Terry Pratchett, Men at Arms read by Tony Robinson

Have you ever wondered what would happen if a Bizzarro cartoon were turned into a story setting? Well then you would have Anhk-Morpork of Discworld as sketched in book 9 of some of the finest comic crafting of the past two decades by Terry Pratchett. This is a return to the Night Watch and its growing cast of Keystone Kopper Konstabulary kharacters. Pratchett has added to anti-hero extraordinaire Captain Vimes some new recruits including Detruitus the slow thinking Troll, Angua the sexy moll-cop with a wolfish history, and Cuddy the Dwarf whose size is no barrier to his brass.

Of course misbegotten crime is unleashed on the Night Watch hatched by a plutocratic monarchist who oxymorons his way through one bizarrely massive murder after another. So this gives Pratchett the opportunity to display the Night Watch's died in the wool sankfreud as it stumbles on toward the resolution of major philosophical questions disguised as running jokester crimes. The satire is tart but delicious, the anti-heroes heroically droll and fair-minded to a fault, and the action always suggesting Fire, Ready, Aim.

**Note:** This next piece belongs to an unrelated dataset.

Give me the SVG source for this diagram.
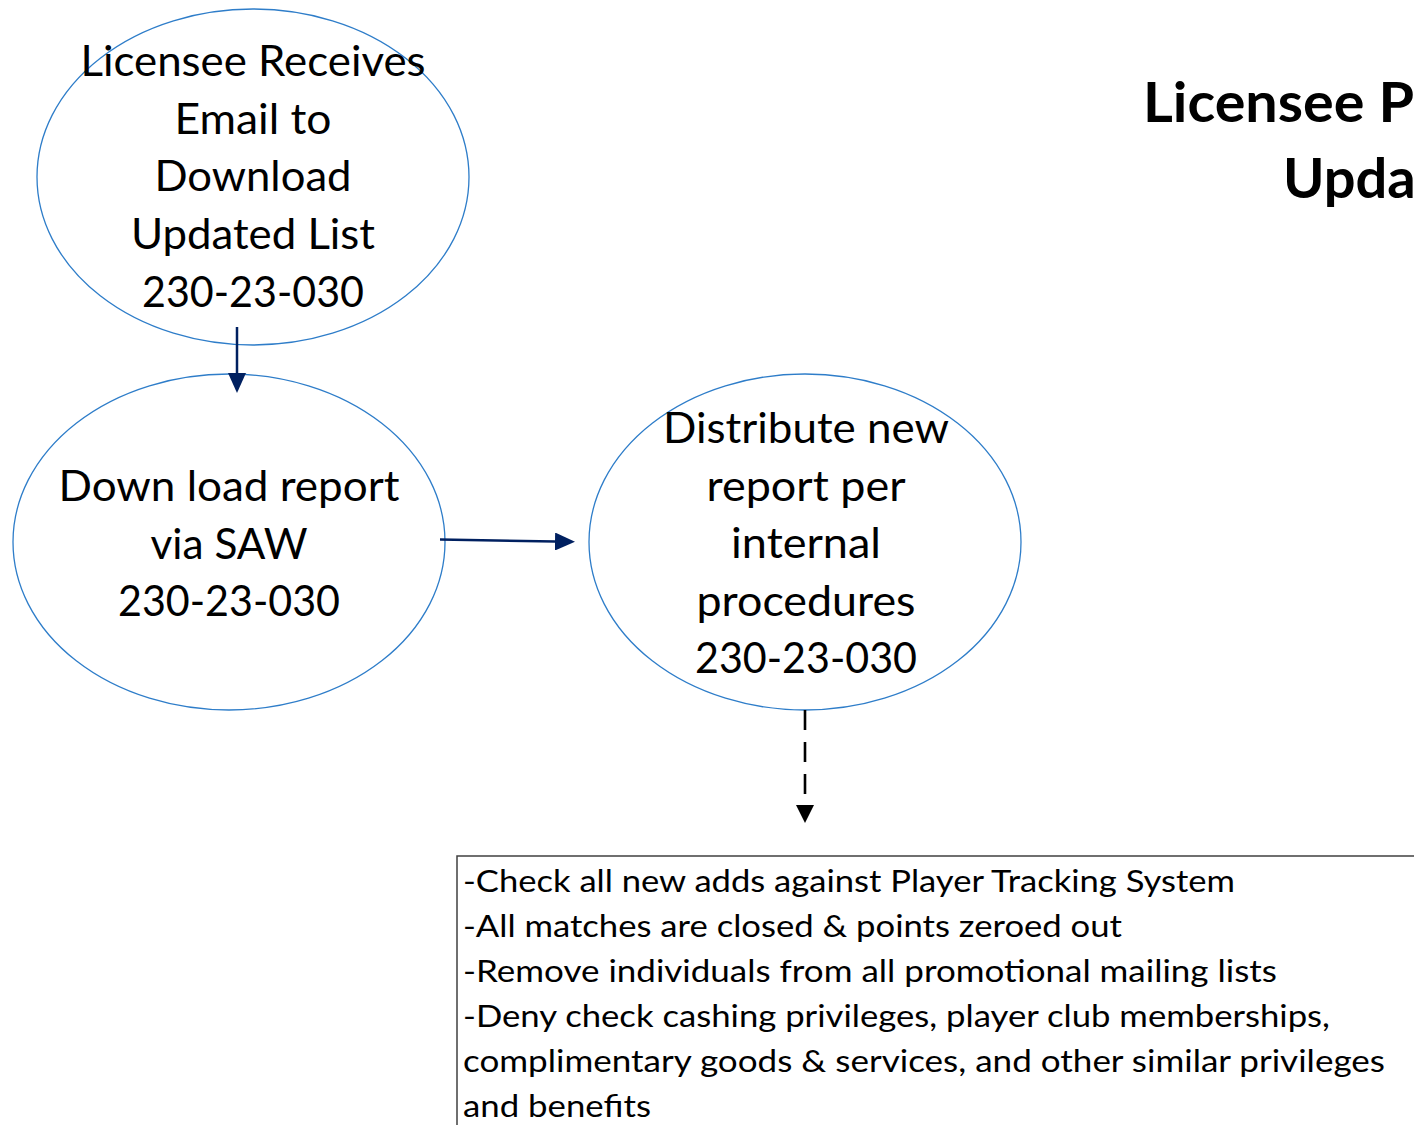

But in fact the plotline is as ironically taut as the rich and ribald spoonerisms and portmanteaus running rampant in the language. If you like to giggle or laugh out loud or smile silent and knowingly, this is the best comic concoction to be found on a real Terra Gone Terribly Meltdownish Wrong. As Captain Vimes would say "I suppose you could conclude the book is quite good".

PS: The reading by Tony Robinson is nothing short of a virtuoso performance and a magnificent tickle.